There is no reason, however, to show the investigator's report to the complaining party and the alleged harasser. The report is an internal document and should only be viewed by those responsible for imposing discipline and implementing recommendations of the report. Nor is the investigator obligated to explain the thought processes leading to the decision or the specific credibility findings made. Although there may be a natural tendency to submit to such questions, the investigator, or other party explaining the results, should avoid doing so to minimize unnecessary dissemination (or distortion) of the investigative work product.

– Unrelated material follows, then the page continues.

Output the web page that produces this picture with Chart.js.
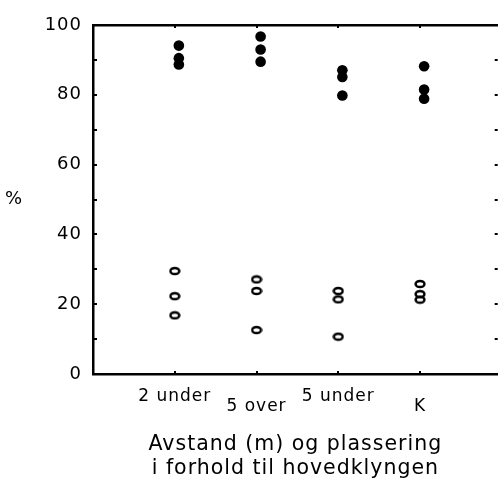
<!DOCTYPE html>
<html>
<head>
<meta charset="utf-8">
<script src="https://cdn.jsdelivr.net/npm/chart.js@4"></script>
<style>
  body { margin: 0; background: #fff; }
</style>
</head>
<body>
<canvas id="chart" width="503" height="481"></canvas>
<script>
// kategorier og verdier lest av figuren
var categories = ['2 under', '5 over', '5 under', 'K'];
var filledValues = [
  [94.1, 90.5, 88.7],
  [96.7, 93.0, 89.5],
  [87.0, 85.1, 79.8],
  [88.2, 81.5, 78.9]
];
var openValues = [
  [29.5, 22.3, 16.8],
  [27.1, 23.8, 12.6],
  [23.8, 21.4, 10.7],
  [25.8, 22.9, 21.3]
];
var yTicks = [0, 20, 40, 60, 80, 100];
var xTitle = ['Avstand (m) og plassering', 'i forhold til hovedklyngen'];
var yTitle = '%';

var FONT = 'DejaVu Sans';
Chart.defaults.font.family = FONT;
Chart.defaults.color = '#000';

function toPoints(values, shift) {
  var pts = [];
  values.forEach(function(group, i) {
    group.forEach(function(v) { pts.push({ x: i + 1 + shift, y: v }); });
  });
  return pts;
}

// åpen ring, litt flattrykt som i originalen
var ring = document.createElement('canvas');
ring.width = 12;
ring.height = 10;
var rc = ring.getContext('2d');
rc.lineWidth = 2.5;
rc.strokeStyle = '#000';
rc.beginPath();
rc.ellipse(6, 5, 4.4, 3.1, 0, 0, Math.PI * 2);
rc.stroke();

// små innvendige streker + %-tegnet (står oppreist)
var frame = {
  id: 'frame',
  beforeDraw: function(chart) { chart.ctx.letterSpacing = '1px'; },
  afterDraw: function(chart) {
    var ctx = chart.ctx, a = chart.chartArea;
    var x = chart.scales.x, y = chart.scales.y;
    ctx.save();
    ctx.strokeStyle = '#000';
    ctx.lineWidth = 2;
    for (var v = 10; v < 100; v += 10) {
      var py = Math.round(y.getPixelForValue(v));
      ctx.beginPath(); ctx.moveTo(a.left, py); ctx.lineTo(a.left + 4, py); ctx.stroke();
      ctx.beginPath(); ctx.moveTo(a.right - 3, py); ctx.lineTo(a.right, py); ctx.stroke();
    }
    categories.forEach(function(c, i) {
      var px = Math.round(x.getPixelForValue(i + 1));
      ctx.beginPath(); ctx.moveTo(px, a.bottom); ctx.lineTo(px, a.bottom - 3); ctx.stroke();
      ctx.beginPath(); ctx.moveTo(px, a.top); ctx.lineTo(px, a.top + 3); ctx.stroke();
    });
    ctx.fillStyle = '#000';
    ctx.font = '18px ' + FONT;
    ctx.textAlign = 'center';
    ctx.textBaseline = 'middle';
    ctx.fillText(yTitle, 14, (a.top + a.bottom) / 2);
    ctx.restore();
  }
};

var ctx = document.getElementById('chart').getContext('2d');
var chart = new Chart(ctx, {
  type: 'scatter',
  data: {
    datasets: [{
      data: toPoints(filledValues, 0.05),
      pointStyle: 'circle',
      pointRadius: 5.3,
      backgroundColor: '#000',
      borderColor: '#000',
      borderWidth: 0
    }, {
      data: toPoints(openValues, 0),
      pointStyle: ring,
      backgroundColor: '#000',
      borderColor: '#000'
    }]
  },
  options: {
    responsive: false,
    animation: false,
    layout: { padding: 0 },
    plugins: { legend: { display: false }, tooltip: { enabled: false } },
    scales: {
      x: {
        type: 'linear',
        position: 'bottom',
        min: 0,
        max: 4.95,
        afterBuildTicks: function(s) { s.ticks = categories.map(function(c, i) { return { value: i + 1 }; }); },
        afterFit: function(s) { s.height = 107; },
        grid: { display: false, drawTicks: false },
        border: { display: true, color: '#000', width: 2.5 },
        ticks: {
          autoSkip: false,
          maxRotation: 0,
          padding: 12,
          color: '#000',
          callback: function(v) { return categories[v - 1]; },
          font: function(c) {
            var low = c.tick && c.tick.value % 2 === 0;
            return { family: FONT, size: 17, lineHeight: low ? 2.45 : 1.2 };
          }
        },
        title: {
          display: true,
          text: xTitle,
          color: '#000',
          padding: 0,
          font: { family: FONT, size: 20.5, lineHeight: 1.18 }
        }
      },
      xTop: {
        type: 'linear',
        position: 'top',
        min: 0,
        max: 4.95,
        afterFit: function(s) { s.height = 25; },
        grid: { display: false, drawTicks: false },
        border: { display: true, color: '#000', width: 2.5 },
        ticks: { display: false }
      },
      y: {
        position: 'left',
        min: 0,
        max: 100,
        afterBuildTicks: function(s) { s.ticks = yTicks.map(function(v) { return { value: v }; }); },
        afterFit: function(s) { s.width = 93; },
        grid: { display: false, drawTicks: false },
        border: { display: true, color: '#000', width: 2.5 },
        ticks: { padding: 11, color: '#000', font: { family: FONT, size: 18 } }
      }
    }
  },
  plugins: [frame]
});
</script>
</body>
</html>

10. Monitor effectiveness of discipline imposed and other ameliorative steps taken.
Once sexual harassment has been charged, an employer must be especially sensitive to its recurrence, not only with respect to the workplace as a whole, but especially between the complaining party and the harasser. Courts will take a dim view of the effectiveness of the employer's response to the initial allegations if the harassment recurs. For some courts, recurrence is proof of the inadequacy of the employer's response and hence the basis of liability for the sexual harassment. Mediation or counseling should be considered to reestablish a working relationship between the two parties. And, if not already conducted, training should be done so that all employees will have a better appreciation of the right to work in an environment free from harassment.

In some cases, the complaining party may be so dispirited that the alleged harasser was not discharged that she cannot effectively continue her work, or may actually refuse to work, thus raising the prospect of insubordination. Taking action in such cases is a very delicate matter and should not be done without the benefit of employment counsel.

Sexual harassment can be a pernicious element in any workplace. "Can be" is the key phrase. With the appropriate sensitivity and adherence to the type of sexual harassment policy we have outlined here, the potentially devastating effects of sexual harassment can be forestalled and remedial steps toward repairing damage implemented.